Roy Thomas deserves the credit for bringing this series to life. It was Thomas who convinced Stan Lee that the loosening standards of the Comics Code Authority and renewed interest in the occult could make an ongoing horror comic featuring Bram Stoker’s infamous vampire count the runaway success of 1972. The Comics Code Authority came into being in the 1950s as a reaction against crime and horror comics as a result of the rather disturbed fantasies of Dr. Frederic Wertham. His 1954 study, Seduction of the Innocent imagined underage sex between Batman and Robin and convinced countless parents that juvenile delinquency was as much to blame on comic books as it was Rock ‘n’ Roll. The fact that Wertham’s book revealed more about himself than the actual content of comic books was lost on parents, whether over-protective or neglectful, who were quick to latch onto an excuse for why the post-war nuclear family was struggling. The result was the neutering of comic books for nearly twenty years and a ban on crime and horror as entertainment suitable for children.
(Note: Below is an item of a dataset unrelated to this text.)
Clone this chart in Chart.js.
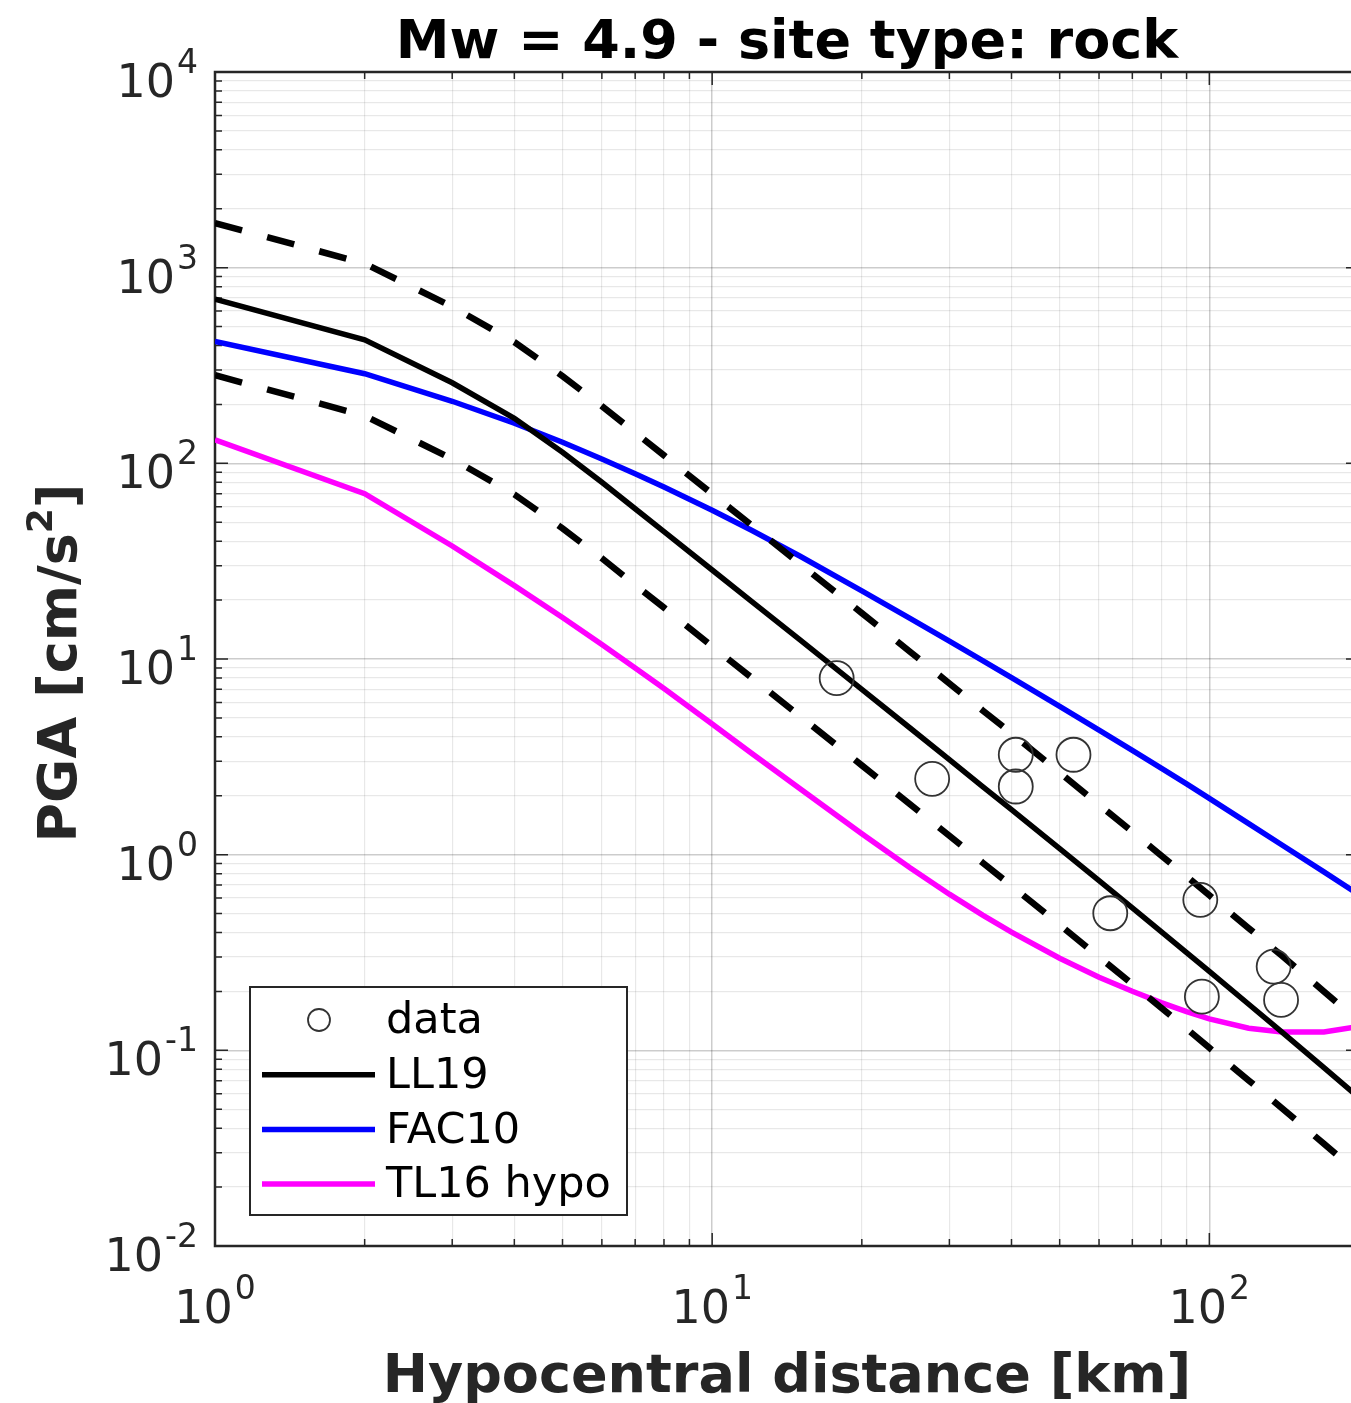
<!DOCTYPE html>
<html>
<head>
<meta charset="utf-8">
<title>PGA vs hypocentral distance</title>
<script src="https://cdn.jsdelivr.net/npm/chart.js@4/dist/chart.umd.min.js"></script>
<style>
  html, body { margin: 0; padding: 0; background: #fff; overflow: hidden; }
  #wrap { width: 1380px; height: 1403px; }
</style>
</head>
<body>
<div id="wrap"><canvas id="pgaChart" width="1380" height="1403"></canvas></div>
<script>
// ---- data ----
const distances = [1, 2, 3, 4, 5, 6, 7, 8, 10, 12, 15, 20, 25, 30, 35, 40, 50, 60, 70, 80, 90, 100, 120, 140, 170, 200];

const ll19      = [690, 428, 258, 170, 114, 80, 58.6, 44.8, 28.5, 19.7, 12.55, 7.0, 4.44, 3.06, 2.23, 1.70, 1.074, 0.736, 0.534, 0.404, 0.316, 0.253, 0.172, 0.124, 0.0816, 0.0573];
const ll19Plus  = [1690, 1050, 632, 417, 279, 196, 143.6, 109.8, 69.8, 48.3, 30.7, 17.15, 10.9, 7.5, 5.46, 4.17, 2.63, 1.80, 1.31, 0.99, 0.774, 0.62, 0.421, 0.304, 0.200, 0.140];
const ll19Minus = [282, 175, 105.3, 69.4, 46.5, 32.7, 23.9, 18.3, 11.6, 8.04, 5.12, 2.86, 1.81, 1.25, 0.91, 0.694, 0.438, 0.300, 0.218, 0.165, 0.129, 0.103, 0.0702, 0.0506, 0.0333, 0.0234];
const fac10     = [420, 287, 207.6, 160.3, 128.2, 105.3, 88.4, 75.6, 57.6, 45.5, 33.6, 22.3, 16.13, 12.33, 9.82, 8.03, 5.73, 4.335, 3.41, 2.77, 2.30, 1.94, 1.44, 1.121, 0.817, 0.624];
const tl16      = [132, 70, 37.8, 23.7, 16.3, 11.85, 9.0, 7.07, 4.65, 3.30, 2.18, 1.28, 0.857, 0.628, 0.491, 0.402, 0.2955, 0.2364, 0.2005, 0.1754, 0.1577, 0.1449, 0.1298, 0.1240, 0.1240, 0.1323];

const obsDist = [17.8, 27.7, 40.8, 40.8, 53.3, 63.2, 95.9, 96.6, 134.7, 139.4];
const obsPga  = [7.98, 2.44, 3.24, 2.23, 3.24, 0.502, 0.588, 0.188, 0.268, 0.181];

// tick labels: powers of ten shown on each axis
const xExponents = [0, 1, 2];
const yExponents = [-2, -1, 0, 1, 2, 3, 4];

const TITLE = 'Mw = 4.9 - site type: rock';
const X_LABEL = 'Hypocentral distance [km]';

const FONT = '"DejaVu Sans", "Liberation Sans", sans-serif';
const AXIS_COLOR = '#262626';

// pair two arrays into {x, y} points
const toPoints = (xs, ys) => xs.map((x, i) => ({ x: x, y: ys[i] }));

const isMajor = v => Math.abs(Math.log10(v) - Math.round(Math.log10(v))) < 1e-9;

// 1..9 x 10^n ticks between min and max
function logTicks(min, max) {
  const out = [];
  for (let e = Math.floor(Math.log10(min)); e <= Math.ceil(Math.log10(max)); e++) {
    for (let m = 1; m <= 9; m++) {
      const v = parseFloat((m * Math.pow(10, e)).toPrecision(12));
      if (v >= min * 0.999999 && v <= max * 1.000001) out.push({ value: v });
    }
  }
  return out;
}

// draws "10" with a raised exponent
function drawPower(ctx, exp, x, baseY, align) {
  const base = '10';
  const sup = String(exp);
  ctx.font = '46px ' + FONT;
  const w1 = ctx.measureText(base).width + 2;
  ctx.font = '33px ' + FONT;
  const w2 = ctx.measureText(sup).width;
  const left = align === 'right' ? x - w1 - w2 : x - (w1 + w2) / 2;
  ctx.textAlign = 'left';
  ctx.textBaseline = 'alphabetic';
  ctx.font = '46px ' + FONT;
  ctx.fillText(base, left, baseY);
  ctx.font = '33px ' + FONT;
  ctx.fillText(sup, left + w1, baseY - 24);
}

// axes box, inward ticks and labels in MATLAB style
const matlabAxes = {
  id: 'matlabAxes',
  beforeDatasetsDraw(chart) {
    const { ctx, chartArea: a, scales: { x, y } } = chart;
    ctx.save();
    ctx.strokeStyle = AXIS_COLOR;
    ctx.lineWidth = 1.5;
    ctx.beginPath();
    x.ticks.forEach(t => {
      const px = x.getPixelForValue(t.value);
      const len = isMajor(t.value) ? 13 : 7;
      ctx.moveTo(px, a.bottom); ctx.lineTo(px, a.bottom - len);
      ctx.moveTo(px, a.top); ctx.lineTo(px, a.top + len);
    });
    y.ticks.forEach(t => {
      const py = y.getPixelForValue(t.value);
      const len = isMajor(t.value) ? 13 : 7;
      ctx.moveTo(a.left, py); ctx.lineTo(a.left + len, py);
      ctx.moveTo(a.right, py); ctx.lineTo(a.right - len, py);
    });
    ctx.stroke();
    ctx.lineWidth = 2.5;
    ctx.strokeRect(a.left, a.top, a.right - a.left, a.bottom - a.top);
    ctx.restore();
  },
  afterDraw(chart) {
    const { ctx, chartArea: a, scales: { x, y } } = chart;
    ctx.save();
    ctx.fillStyle = AXIS_COLOR;
    xExponents.forEach(e => drawPower(ctx, e, x.getPixelForValue(Math.pow(10, e)), a.bottom + 77, 'center'));
    yExponents.forEach(e => drawPower(ctx, e, a.left - 17, y.getPixelForValue(Math.pow(10, e)) + 25, 'right'));

    const cx = (a.left + a.right) / 2;
    // title
    ctx.fillStyle = '#000';
    ctx.font = 'bold 54px ' + FONT;
    ctx.textAlign = 'center';
    ctx.textBaseline = 'alphabetic';
    ctx.fillText(TITLE, cx, 58);
    // x label
    ctx.fillStyle = AXIS_COLOR;
    ctx.fillText(X_LABEL, cx, 1392);
    // y label with superscript 2
    const parts = [['PGA [cm/s', 54, 0], ['2', 36, -24], [']', 54, 0]];
    let total = 0;
    parts.forEach(p => { ctx.font = 'bold ' + p[1] + 'px ' + FONT; p.push(ctx.measureText(p[0]).width); total += p[3]; });
    ctx.translate(76, (a.top + a.bottom) / 2 + 4);
    ctx.rotate(-Math.PI / 2);
    ctx.textAlign = 'left';
    let px = -total / 2;
    parts.forEach(p => {
      ctx.font = 'bold ' + p[1] + 'px ' + FONT;
      ctx.fillText(p[0], px, p[2]);
      px += p[3];
    });
    ctx.restore();
  }
};

// boxed legend in the lower left corner
const boxLegend = {
  id: 'boxLegend',
  afterDraw(chart) {
    const ctx = chart.ctx;
    const items = chart.data.datasets.filter(d => !d.hideInLegend);
    const box = { left: 250, top: 987, right: 627, bottom: 1215 };
    ctx.save();
    ctx.fillStyle = '#fff';
    ctx.fillRect(box.left, box.top, box.right - box.left, box.bottom - box.top);
    ctx.strokeStyle = AXIS_COLOR;
    ctx.lineWidth = 2;
    ctx.strokeRect(box.left, box.top, box.right - box.left, box.bottom - box.top);
    items.forEach((d, i) => {
      const rowY = 1020 + i * 54.7;
      if (d.showLine === false) {
        ctx.strokeStyle = d.borderColor;
        ctx.lineWidth = 1.8;
        ctx.beginPath();
        ctx.arc(319, rowY, 11, 0, Math.PI * 2);
        ctx.stroke();
      } else {
        ctx.strokeStyle = d.borderColor;
        ctx.lineWidth = d.borderWidth;
        ctx.beginPath();
        ctx.moveTo(262, rowY);
        ctx.lineTo(375, rowY);
        ctx.stroke();
      }
      ctx.fillStyle = '#000';
      ctx.font = '43px ' + FONT;
      ctx.textAlign = 'left';
      ctx.textBaseline = 'middle';
      ctx.fillText(d.label, 386, rowY + 2);
    });
    ctx.restore();
  }
};

const gridOpts = {
  color: ctx => isMajor(ctx.tick.value) ? 'rgba(0,0,0,0.2)' : 'rgba(0,0,0,0.09)',
  lineWidth: ctx => isMajor(ctx.tick.value) ? 1.5 : 1.2,
  drawTicks: false
};

new Chart(document.getElementById('pgaChart'), {
  type: 'scatter',
  data: {
    datasets: [
      {
        label: 'data',
        data: toPoints(obsDist, obsPga),
        showLine: false,
        pointStyle: 'circle',
        pointRadius: 17,
        pointBorderWidth: 1.8,
        borderColor: '#333',
        backgroundColor: 'rgba(0,0,0,0)',
        order: 0
      },
      {
        label: 'LL19',
        data: toPoints(distances, ll19),
        showLine: true,
        borderColor: '#000',
        borderWidth: 5.5,
        pointRadius: 0,
        order: 2
      },
      {
        label: 'FAC10',
        data: toPoints(distances, fac10),
        showLine: true,
        borderColor: '#0000ff',
        borderWidth: 5.5,
        pointRadius: 0,
        order: 3
      },
      {
        label: 'TL16 hypo',
        data: toPoints(distances, tl16),
        showLine: true,
        borderColor: '#ff00ff',
        borderWidth: 5.5,
        pointRadius: 0,
        order: 4
      },
      {
        label: 'LL19 + sigma',
        hideInLegend: true,
        data: toPoints(distances, ll19Plus),
        showLine: true,
        borderColor: '#000',
        borderWidth: 6.5,
        borderDash: [28, 26],
        pointRadius: 0,
        order: 1
      },
      {
        label: 'LL19 - sigma',
        hideInLegend: true,
        data: toPoints(distances, ll19Minus),
        showLine: true,
        borderColor: '#000',
        borderWidth: 6.5,
        borderDash: [28, 26],
        pointRadius: 0,
        order: 1
      }
    ]
  },
  options: {
    responsive: false,
    animation: false,
    layout: { padding: { left: 215, top: 72, right: 21, bottom: 157 } },
    plugins: {
      legend: { display: false },
      tooltip: { enabled: false },
      title: { display: false }
    },
    scales: {
      x: {
        type: 'logarithmic',
        min: 1,
        max: 200,
        afterBuildTicks: scale => { scale.ticks = logTicks(1, 200); },
        ticks: { display: false },
        grid: gridOpts,
        border: { display: false }
      },
      y: {
        type: 'logarithmic',
        min: 0.01,
        max: 10000,
        afterBuildTicks: scale => { scale.ticks = logTicks(0.01, 10000); },
        ticks: { display: false },
        grid: gridOpts,
        border: { display: false }
      }
    }
  },
  plugins: [matlabAxes, boxLegend]
});
</script>
</body>
</html>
Prior to The Tomb of Dracula, most comics companies would have turned the character into a misunderstood superhero. Marvel already had one of those with Morbius, the Living Vampire, but The Tomb of Dracula was determined to prove as revolutionary to Marvel as Roy Thomas and Barry Windsor-Smith’s adaptation of Robert E. Howard’s Conan the Barbarian. Both titles were far more adult and, at the outset anyway, far removed from Marvel’s established continuity. They were gambles that paid off in an era when Marvel deserved to call itself The House of Ideas.